Our algorithm answers this question by setting an appropriate rating for the code quality depending on the number of lines, and number and types of violations encountered in this repository.

In other words, we compare the number of code lines in the newly analyzed repository against the already analyzed ones for a given language. Then, we find repositories similar in volume and look at the number of violations in the analyzed repository in comparison to those we already have analyzed. If it’s low, we mark the code as good, if there are a lot of violations, the mark is worse.

How to Compare Two Ratings For Different Languages?

It’s very easy! You simply compare the ratings with each other, without thinking about what language your repository is in, nor about how many lines of code are there in it! Our approach frees you from these worries! Repositories become comparable regardless of language and number of code lines!

Thus, our algorithm fully meets the goals.

Why Didn’t You Choose Another Approach?

We have experimented with different approaches.

The simplest approach was based on a simple comparison of violation density. But the key drawback of this approach was that it made it impossible to compare repositories using different programming languages. Such an approach, with all its simplicity, was limiting the possibility of its use by the framework of one language. Estimates became incomparable.

We have also experimented with well-known machine learning approaches—classification and clustering. But, as the practice has shown, and you saw it from the graphs above, there are no clusters in the distribution of the number of errors in the repositories.

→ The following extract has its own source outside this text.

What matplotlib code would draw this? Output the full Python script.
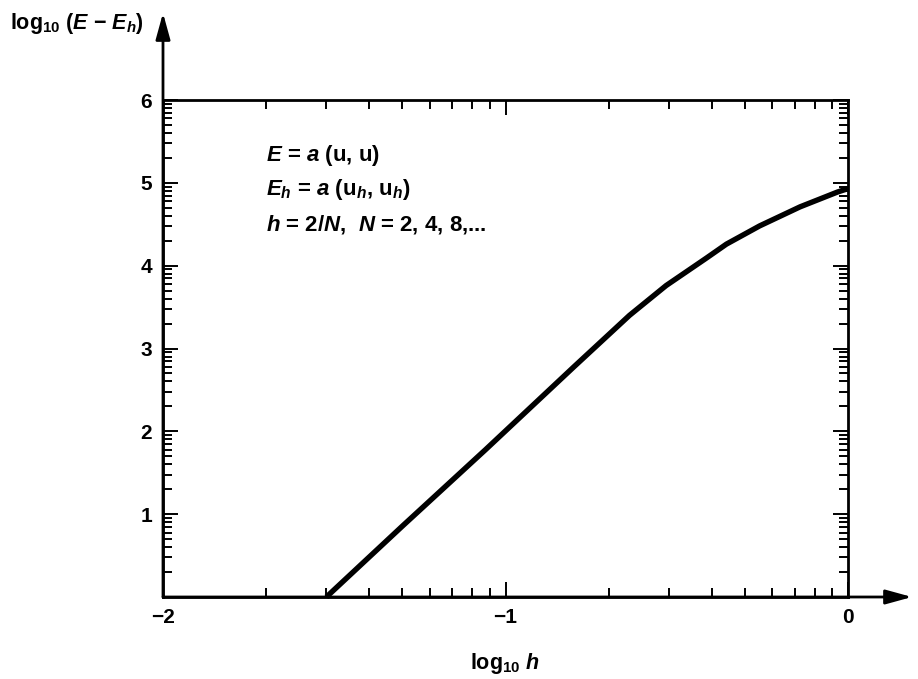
import numpy as np
import matplotlib
matplotlib.use("Agg")
import matplotlib.pyplot as plt

plt.rcParams['font.family'] = ['Liberation Sans', 'DejaVu Sans']
plt.rcParams['mathtext.fontset'] = 'custom'
plt.rcParams['mathtext.rm'] = 'Liberation Sans:bold'
plt.rcParams['mathtext.it'] = 'Liberation Sans:bold:italic'
plt.rcParams['mathtext.bf'] = 'Liberation Sans:bold'

# data
log_h = [-1.523, -1.30, -1.058, -0.80, -0.638, -0.531, -0.414, -0.355, -0.258, -0.14, -0.03, 0.0]
log_err = [0.0, 0.86, 1.78, 2.78, 3.40, 3.76, 4.09, 4.26, 4.48, 4.71, 4.89, 4.93]

x_major = [-2, -1, 0]
x_labels = ['\u22122', '\u22121', '0']
y_major = [1, 2, 3, 4, 5, 6]
y_labels = ['1', '2', '3', '4', '5', '6']

W, H = 918, 679
fig = plt.figure(figsize=(W / 100, H / 100), dpi=100)
L, R, B, T = 163, 848, 597, 100
ax = fig.add_axes([L / W, 1 - B / H, (R - L) / W, (B - T) / H])

ax.plot(log_h, log_err, color='black', lw=3.9, solid_capstyle='butt',
        solid_joinstyle='round', clip_on=False)

ax.set_xlim(-2, 0)
ax.set_ylim(0, 6)

ax.set_xticks(x_major)
ax.set_xticklabels(x_labels)
ax.set_yticks(y_major)
ax.set_yticklabels(y_labels)

# logarithmic minor ticks within each unit
xminor = [d + np.log10(k) for d in (-2, -1) for k in range(2, 10)]
yminor = [d + np.log10(k) for d in range(0, 6) for k in range(2, 10)]
ax.set_xticks(xminor, minor=True)
ax.set_yticks(yminor, minor=True)

ax.tick_params(which='both', direction='in', top=True, right=True, width=1.4, color='black')
ax.tick_params(which='major', length=10.5, labelsize=15, pad=8)
ax.tick_params(which='minor', length=6.5)
for lab in ax.get_xticklabels() + ax.get_yticklabels():
    lab.set_fontweight('bold')

for s in ax.spines.values():
    s.set_linewidth(2.0)
    s.set_color('black')

# axis arrows
ax.annotate('', xy=((912 - L) / (R - L), 0), xytext=(0, 0), xycoords='axes fraction',
            textcoords='axes fraction', annotation_clip=False,
            arrowprops=dict(arrowstyle='-|>,head_length=0.8,head_width=0.22', lw=2.0,
                            color='black', mutation_scale=20, shrinkA=0, shrinkB=0))
ax.annotate('', xy=(0, (B - 13) / (B - T)), xytext=(0, 0), xycoords='axes fraction',
            textcoords='axes fraction', annotation_clip=False,
            arrowprops=dict(arrowstyle='-|>,head_length=0.8,head_width=0.22', lw=2.0,
                            color='black', mutation_scale=20, shrinkA=0, shrinkB=0))

# axis labels
fig.text(10 / W, 1 - 24 / H, 'log$_{10}$ ($E$ \u2212 $E_h$)',
         ha='left', va='center', fontsize=15.5, fontweight='bold')
fig.text(505 / W, 1 - 663 / H, r'log$_{10}$ $h$', ha='center', va='center',
         fontsize=15.5, fontweight='bold')

# annotation text
tx = (266 - L) / (R - L)
ax.text(tx, (B - 155) / (B - T), r'$E$ = $a$ ($\mathbf{u}$, $\mathbf{u}$)',
        transform=ax.transAxes, ha='left', va='center', fontsize=16, fontweight='bold')
ax.text(tx, (B - 190) / (B - T), r'$E_h$ = $a$ ($\mathbf{u}_h$, $\mathbf{u}_h$)',
        transform=ax.transAxes, ha='left', va='center', fontsize=16, fontweight='bold')
ax.text(tx, (B - 225) / (B - T), r'$h$ = 2/$N$,  $N$ = 2, 4, 8,...',
        transform=ax.transAxes, ha='left', va='center', fontsize=16, fontweight='bold')

fig.savefig('out.png', dpi=100)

With the classification, the problem was even more interesting. Since classification requires labeled data (there should have been indications of whether the code in the repository is good or bad), the problem turned out to be an Ouroboros. We need quality classes of program code, but to get them, we need to build a classification model. And to build a classification model, you need quality classes of program code.

Only the good old statistical approach was left, which we have used. Our approach is based on the construction of a multidimensional probability density function for errors in the source code, the level lines of which are our ratings. And this approach is working! Moreover, this approach fully satisfies our requirements for the rating system.

Pros And Cons of Our Rating System

  • Simplicity and clarity even for a software development newcomer;
  • The ability to compare developers writing in the same language;
  • The ability to compare developers using different languages;
  • The ability to compare repositories by code quality;
  • The honesty of the Rating System.

What Does Honesty Mean?

Here I would like to talk about one case.

We’ve built rating models for different languages ​​and launched them on in-house production servers. As we work and scan the repositories and commits inside the company, we have accumulated some data displayed on our dashboard.

And then, something unexpected happened! It turned out that the ratings of Java, JavaScript, and PHP developers were on average worse than those of Golang developers! And, of course, the blame was on the DS department, which was said to set up these rating models, strongly discriminating individual languages ​​and technologies!

The DS department just pointed out that we had just really great Golang developers, without going into details. Such excuses satisfied the unsatisfied group only for a short time. And finally, when the situation was already quite tense and the people began to demand answers, the DS department started an internal investigation, the result of which is this article. The purpose of this article is to add transparency and clarify the understanding of the principles of the constructed rating system. After all, no one likes when their work is evaluated by some mysterious model that works, as it seems, like a black box.